Abstract

AbstractNumerical simulations of the three‐dimensional elastic stress fields associated with finite ordered and weakly disordered dislocation walls are carried out. The walls consist of discrete dislocations which are regarded as piecewise linear defects embedded within an otherwise isotropic elastic medium. The dislocation line vectors and Burgers vectors involved constitute a simple cubic lattice. The dislocations are subdivided into small segments. Two basic types of dislocation walls are studied, namely, a finite small angle tilt boundary and a finite dislocation cell wall consisting of 45° edge dislocation dipoles. The tilt boundary consists of 100 straight parallel dislocations. The dipole wall contains 100 alternately antiparallel edge dislocations. For both wall types the influence of weak spatial disorder on their stress fields is investigated. For this purpose non‐straight dislocations with a fractal dimension of 1.05 are used instead of straight dislocations. The study substantiates that weak spatial disorder considerably affects the stress field in the vicinity of the dislocation walls. However, the course of the long‐range stress is not predominantly determined by spatial disorder of the dislocation lines but by the finite geometry of the walls.

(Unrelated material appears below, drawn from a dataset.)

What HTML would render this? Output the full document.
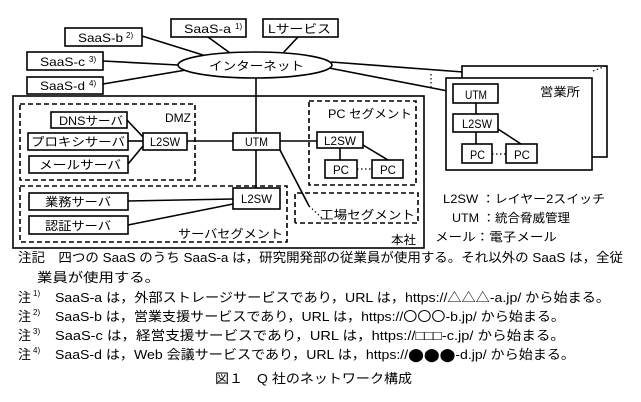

The maximum shearing stress which is associated with the finite tilt boundary reveals a strong (but not exponential) decay in the direct vicinity of the wall. A local minimum occurs within a distance which exceeds the dislocation spacing in the wall by less than one order of magnitude. A local stress maximum is generated within a distance which exceeds the dislocation spacing by about two orders of magnitude. Finally, a long‐range stress field is predicted which corresponds to the solution obtained for a corresponding super‐dislocation with bsuper = 100bsingle (bsuper the Burgers vector of the super‐dislocation, bsingle the Burgers vector of the dislocations in the wall). The stress field of the dipole wall is not negligible but reveals short‐ and intermediate‐range stress components which decay with 1/distance.